Here's what Gove should do. First, all students who received an EMA in Year 12 should get one for Year 13 or the college equivalent. Scrapping an EMA mid-course is unforgivable: have university students been asked to pay a higher fee mid course? This will also avert another court defeat if a legal challenge takes place. Second, savings are needed, so the EMA should in future be made available to all students entitled to free school meals while at school whose family income remains low. This would encourage students to claim FSM at school, helping schools in areas where there is a stigma about FSM to claim the pupil premium. But it would still save money by confining eligibility to the poorest students. Third, the EMA's requirements for study and attendance should be strengthened, with rewards for those gaining good qualifications. Fourth, there should be a differential transport element depending on where students go to college or school. Such a scheme could be introduced at lower cost than the existing EMA but it would make a direct link with the pupil premium and bridge the gap between school and university, where poorer students receive significant support.

A wise education secretary would make the change before a beefed up Number 10 policy and strategy function works out what a disaster EMA abolition will prove to be - and before he loses another court case.

Monday, 4 October 2010

Don't scrap social mobility benefits

There is some logic in Chancellor George Osborne's clawing back of child benefit from better off families through the tax system, whatever the practical difficulties involved. The idea of a universal credit is also a good idea, though more difficult in practice. But there is absolutely no sense in scrapping child benefit and education maintenance allowances for the over-16s as suggested in the weekend press.

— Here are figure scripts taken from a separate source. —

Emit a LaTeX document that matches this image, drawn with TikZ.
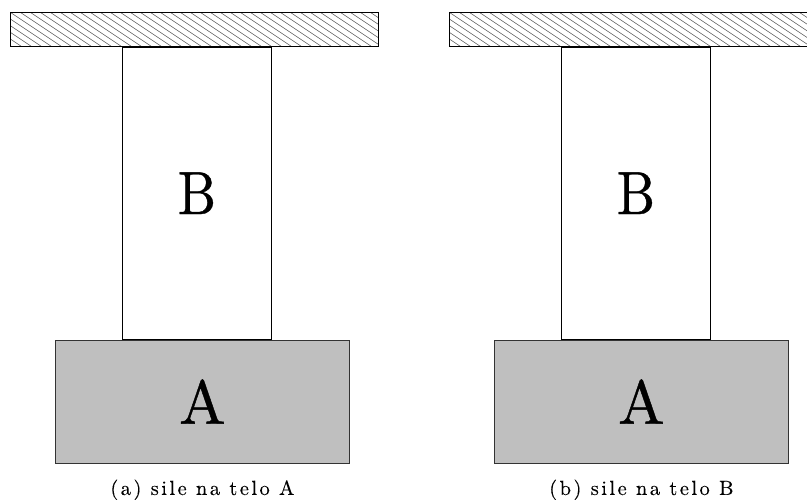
\documentclass[tikz,border=0pt]{standalone}
\usepackage{fontspec}
\usepackage{graphicx}
\usetikzlibrary{positioning}

\newfontfamily\capfont[LetterSpace=12, FakeBold=0.2]{Latin Modern Roman}
\newfontfamily\bigfont[FakeBold=0.7]{Latin Modern Roman}

\tikzset{
  ceiling/.style = {draw, line width=0.8pt, minimum width=368pt, minimum height=34pt,
    inner sep=0pt, anchor=north west,
    path picture = {
      \foreach \k in {-6,...,38}
        \draw[black!65, line width=0.6pt]
          ([xshift=\k*10pt]path picture bounding box.north west) -- ++(51pt,-34pt);
    }},
  rod/.style = {draw, line width=0.8pt, minimum width=149pt, minimum height=292pt,
    inner sep=0pt, font=\bigfont},
  block/.style = {draw=black!80, line width=0.8pt, fill=black!25, minimum width=294pt,
    minimum height=123pt, inner sep=0pt, font=\bigfont},
  caption/.style = {inner sep=0pt, font=\capfont},
}

\begin{document}
\begin{tikzpicture}[x=1pt, y=1pt]
    \useasboundingbox (0,0) rectangle (807,500);

    % (a) sile na telo A
    \node[ceiling] (ca) at (10,488) {};
    \node[rod, below = 0pt of ca.south, xshift = 2.5pt, anchor = north] (ra) {\scalebox{5.4}[6.1]{B}};
    \node[block, below = 0pt of ra.south, xshift = 5.5pt, anchor = north] (ba) {\scalebox{6.2}{A}};
    \node[caption, below = 16pt of ba] (ta) {\scalebox{2.05}{(a) sile na telo A}};

    % (b) sile na telo B
    \node[ceiling] (cb) at (449,488) {};
    \node[rod, below = 0pt of cb.south, xshift = 2.5pt, anchor = north] (rb) {\scalebox{5.4}[6.1]{B}};
    \node[block, below = 0pt of rb.south, xshift = 5.5pt, anchor = north] (bb) {\scalebox{6.2}{A}};
    \node[caption, below = 16pt of bb] (tb) {\scalebox{2.05}{(b) sile na telo B}};

\end{tikzpicture}
\end{document}
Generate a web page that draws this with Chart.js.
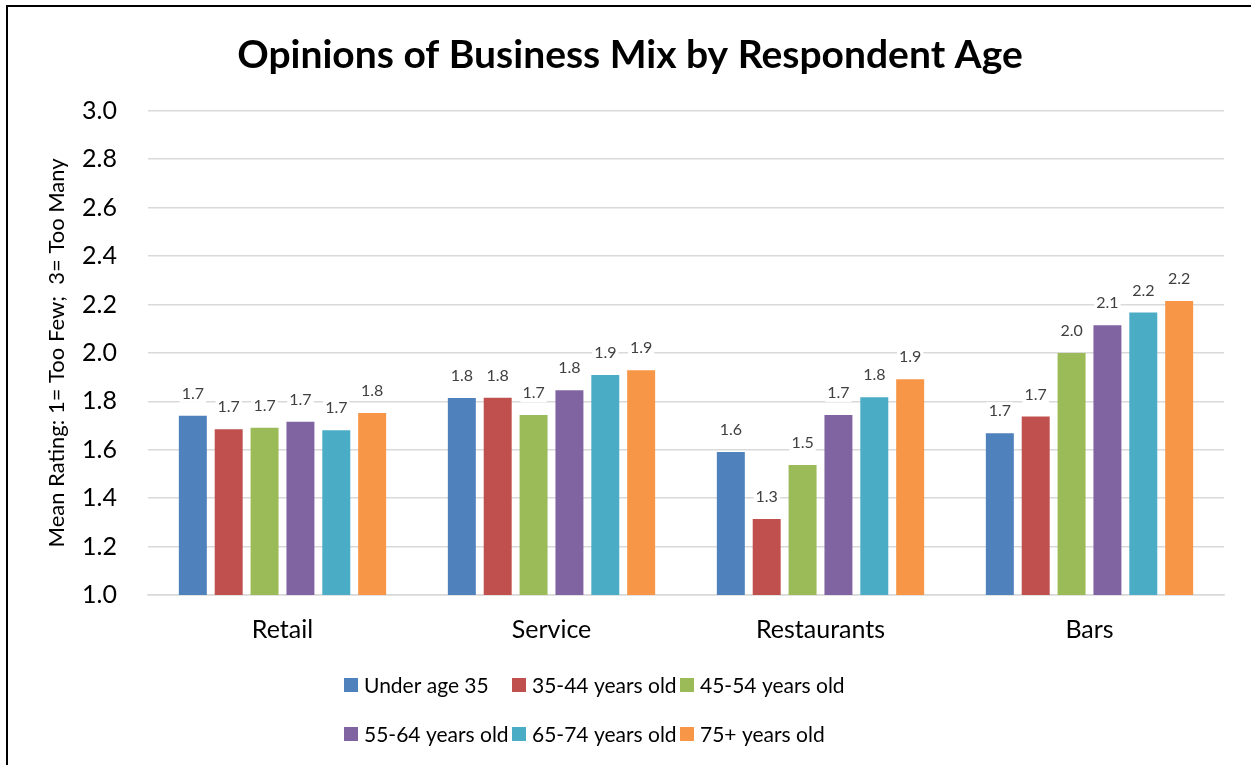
<!DOCTYPE html>
<html>
<head>
<meta charset="utf-8">
<title>Opinions of Business Mix by Respondent Age</title>
<script src="https://cdn.jsdelivr.net/npm/chart.js@4.4.1/dist/chart.umd.min.js"></script>
<style>
  html, body { margin: 0; padding: 0; background: #fff; }
  #wrap { position: relative; width: 1251px; height: 765px; overflow: hidden; }
  #frame { position: absolute; left: 6px; top: 5px; width: 1400px; height: 900px;
           border-left: 2px solid #000; border-top: 2px solid #000; pointer-events: none; }
  #c { position: absolute; left: 0; top: 0; }
</style>
</head>
<body>
<div id="wrap">
  <canvas id="c" width="1251" height="765"></canvas>
  <div id="frame"></div>
</div>
<script>
// Business categories along the x axis
const categories = ['Retail', 'Service', 'Restaurants', 'Bars'];

// Age groups (one bar series each)
const seriesNames = ['Under age 35', '35-44 years old', '45-54 years old',
                     '55-64 years old', '65-74 years old', '75+ years old'];
const seriesColors = ['#4F81BD', '#C0504D', '#9BBB59', '#8064A2', '#4BACC6', '#F79646'];

// Mean ratings per age group, in category order
const under35  = [1.740, 1.814, 1.591, 1.668];
const age35_44 = [1.685, 1.815, 1.314, 1.737];
const age45_54 = [1.691, 1.743, 1.537, 2.000];
const age55_64 = [1.716, 1.846, 1.744, 2.114];
const age65_74 = [1.681, 1.909, 1.817, 2.167];
const age75up  = [1.752, 1.928, 1.891, 2.214];
const seriesValues = [under35, age35_44, age45_54, age55_64, age65_74, age75up];

// Value axis
const yMin = 1.0, yMax = 3.0, yStep = 0.2;

const FONT = 'Lato, "Open Sans", "DejaVu Sans", sans-serif';

// Value labels above each bar, on a white patch that hides the gridline
const barLabels = {
  id: 'barLabels',
  afterDatasetsDraw(chart) {
    const ctx = chart.ctx;
    ctx.save();
    ctx.font = '16px ' + FONT;
    ctx.textAlign = 'center';
    ctx.textBaseline = 'middle';
    chart.data.datasets.forEach((ds, i) => {
      const meta = chart.getDatasetMeta(i);
      meta.data.forEach((bar, j) => {
        const txt = ds.data[j].toFixed(1);
        const w = ctx.measureText(txt).width + 4;
        const cy = bar.y - 22;
        ctx.fillStyle = '#ffffff';
        ctx.fillRect(bar.x - w / 2, cy - 9, w, 18);
        ctx.fillStyle = '#404040';
        ctx.fillText(txt, bar.x, cy);
      });
    });
    ctx.restore();
  }
};

// Legend laid out as a fixed three-column grid below the axis
const gridLegend = {
  id: 'gridLegend',
  afterDraw(chart) {
    const ctx = chart.ctx;
    const colX = [344, 512, 680];
    const rowY = [685, 734];
    ctx.save();
    ctx.font = '21px ' + FONT;
    ctx.textBaseline = 'middle';
    ctx.textAlign = 'left';
    chart.data.datasets.forEach((ds, i) => {
      const x = colX[i % 3], y = rowY[Math.floor(i / 3)];
      ctx.fillStyle = ds.backgroundColor;
      ctx.fillRect(x, y - 7, 14, 14);
      ctx.fillStyle = '#000000';
      ctx.fillText(ds.label, x + 20, y + 1);
    });
    ctx.restore();
  }
};

new Chart(document.getElementById('c'), {
  type: 'bar',
  data: {
    labels: categories,
    datasets: seriesNames.map((name, i) => ({
      label: name,
      data: seriesValues[i],
      backgroundColor: seriesColors[i],
      borderWidth: 0,
      categoryPercentage: 0.8,
      barPercentage: 0.78
    }))
  },
  options: {
    responsive: false,
    animation: false,
    layout: { padding: { left: 9, right: 0, top: 0, bottom: 0 } },
    plugins: {
      legend: { display: false },
      tooltip: { enabled: false },
      title: {
        display: true,
        text: 'Opinions of Business Mix by Respondent Age',
        color: '#000000',
        font: { family: FONT, size: 39, weight: 'bold', lineHeight: 1.2 },
        padding: { top: 32, bottom: 32 }
      }
    },
    scales: {
      x: {
        grid: { display: false },
        border: { display: true, color: '#d9d9d9', width: 1.5 },
        ticks: { color: '#000000', font: { family: FONT, size: 25 }, padding: 12 },
        afterFit(scale) { scale.height = 170; }
      },
      y: {
        min: yMin,
        max: yMax,
        border: { display: false },
        grid: { color: '#d9d9d9', lineWidth: 1.5, drawTicks: false },
        ticks: {
          stepSize: yStep,
          padding: 31,
          color: '#000000',
          font: { family: FONT, size: 25 },
          callback: v => Number(v).toFixed(1)
        },
        title: {
          display: true,
          text: 'Mean Rating: 1= Too Few;  3= Too Many',
          color: '#000000',
          font: { family: FONT, size: 22 },
          padding: { top: 35, bottom: 0 }
        },
        afterFit(scale) { scale.width = 139; }
      },
      // empty right-hand margin of the plot area
      yRight: {
        position: 'right',
        min: yMin,
        max: yMax,
        grid: { display: false, drawOnChartArea: false },
        border: { display: false },
        ticks: { display: false },
        afterFit(scale) { scale.width = 27; }
      }
    }
  },
  plugins: [barLabels, gridLegend]
});
</script>
</body>
</html>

Legislation will soon compel young people to remain in training or education beyond their 16th birthdays. Their choice of what to do - school, college, a training programme, apprenticeship or work with training - should be informed by their ability not their ability to pay. If families and students lose child benefit and EMAs (worth up to £200 a month combined) even the brightest students from poorer families could find themselves forced by financial considerations to take a paid training programme or job with training, rather than a school or college course, and give up hopes of university (where, despite the rhetoric around a graduate tax, it is graduates not students who pick up the living costs through loans). Moreover EMAs are one of the few successful conditional benefits we have. At the very least, they should stay for the poorest students.

How could Vince Cable, with his enthusiasm for easing graduate burdens, support an end to opportunity for poorer young people aged 16+? And how could Michael Gove, with his passion for social mobility, countenance the removal of the funds that enable these young people to continue their studies? Martin Narey is absolutely right on where these funds should be prioritised. He should be heeded on this issue.